**What is asked**. Would you copy the records below, exactly and only from their first line through the line containing "from matplotlib.transforms import", without any pictures?

**Rows from a dataset of charts and code**.
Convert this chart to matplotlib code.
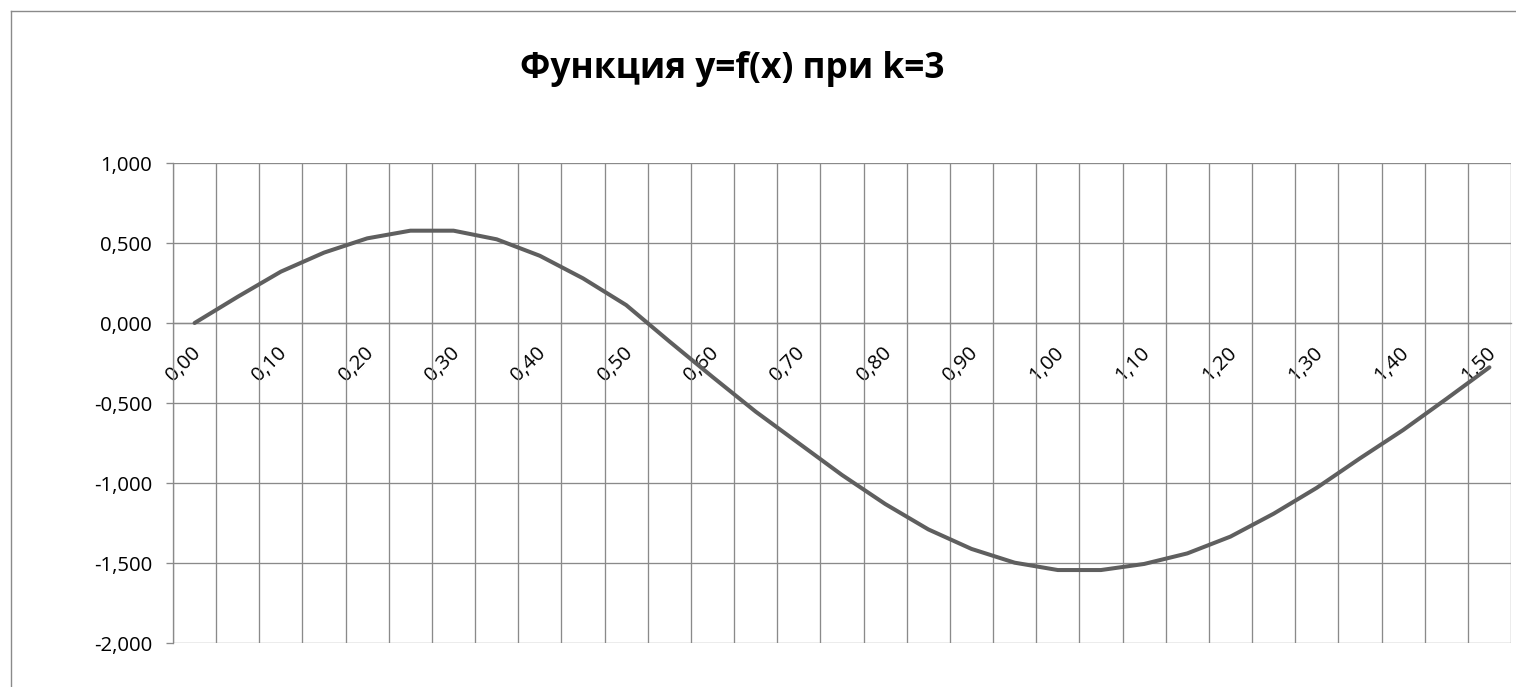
import matplotlib
matplotlib.use("Agg")
import matplotlib.pyplot as plt
from matplotlib.lines import Line2D
from matplotlib.transforms import ScaledTranslation

# ---- data ----
categories = ['0,00', '0,05', '0,10', '0,15', '0,20', '0,25', '0,30', '0,35',
              '0,40', '0,45', '0,50', '0,55', '0,60', '0,65', '0,70', '0,75',
              '0,80', '0,85', '0,90', '0,95', '1,00', '1,05', '1,10', '1,15',
              '1,20', '1,25', '1,30', '1,35', '1,40', '1,45', '1,50']
values = [0.000, 0.164, 0.321, 0.440, 0.529, 0.577, 0.577, 0.523,
          0.420, 0.279, 0.112, -0.115, -0.337, -0.554, -0.752, -0.950,
          -1.131, -1.290, -1.412, -1.498, -1.544, -1.544, -1.506, -1.440,
          -1.335, -1.192, -1.030, -0.846, -0.669, -0.475, -0.277]
y_ticks = [1.0, 0.5, 0.0, -0.5, -1.0, -1.5, -2.0]
y_tick_labels = ['1,000', '0,500', '0,000', '-0,500', '-1,000', '-1,500', '-2,000']
title = 'Функция y=f(x) при k=3'

# ---- figure ----
W, H = 1516, 687
plt.rcParams['font.family'] = ['Open Sans', 'DejaVu Sans']
fig = plt.figure(figsize=(W / 100, H / 100), dpi=100)
fig.patch.set_facecolor('white')

grid_c = '#8a8a8a'
line_c = '#5f5f5f'

# chart-area border (right/bottom edges fall outside the image)
fig.add_artist(Line2D([11 / W, 11 / W], [0, 1 - 11 / H], transform=fig.transFigure,
                      color=grid_c, lw=1.0))
fig.add_artist(Line2D([11 / W, 1], [1 - 11 / H, 1 - 11 / H], transform=fig.transFigure,
                      color=grid_c, lw=1.0))

ax = fig.add_axes([173 / W, 1 - 643 / H, (1511 - 173) / W, (643 - 163) / H])

# spine positions first (this resets tick objects)
for s in ['top', 'right']:
    ax.spines[s].set_visible(False)
ax.spines['bottom'].set_position(('data', 0))
ax.spines['left'].set_color(grid_c)
ax.spines['left'].set_linewidth(0.95)
ax.spines['bottom'].set_color(grid_c)
ax.spines['bottom'].set_linewidth(0.95)

n = len(categories)
pos = [i + 0.5 for i in range(n)]
ax.plot(pos, values, color=line_c, lw=2.9, solid_joinstyle='round',
        solid_capstyle='round', zorder=3)

ax.set_xlim(0, n)
ax.set_ylim(-2, 1)

ax.set_xticks(pos[::2])
ax.set_xticks(range(n + 1), minor=True)
ax.tick_params(axis='x', which='both', length=0, pad=14.5)
ax.set_xticklabels(categories[::2], rotation=45, ha='right', va='top',
                   rotation_mode='anchor', fontsize=14.7)
shift = ScaledTranslation(-4 / 100, 0, fig.dpi_scale_trans)
for lbl in ax.get_xticklabels():
    lbl.set_transform(lbl.get_transform() + shift)

ax.set_yticks(y_ticks)
ax.tick_params(axis='y', which='major', length=5, width=0.95, color=grid_c,
               direction='out', pad=10)
ax.set_yticklabels(y_tick_labels, fontsize=14.7)

ax.grid(which='minor', axis='x', color=grid_c, lw=0.95)
ax.grid(which='major', axis='y', color=grid_c, lw=0.95)
ax.set_axisbelow(True)

fig.text(732 / W, 1 - 78 / H, title, ha='center', va='baseline',
         fontsize=25.4, fontweight='bold', color='black')

fig.savefig('out.png', dpi=100, facecolor='white')
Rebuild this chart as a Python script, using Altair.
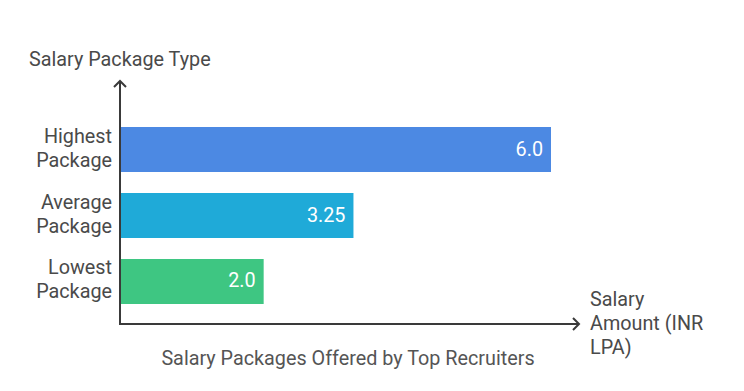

**The answer**.
Convert this chart to matplotlib code.
import matplotlib
matplotlib.use("Agg")
import matplotlib.pyplot as plt
from matplotlib.lines import Line2D
from matplotlib.transforms import ScaledTranslation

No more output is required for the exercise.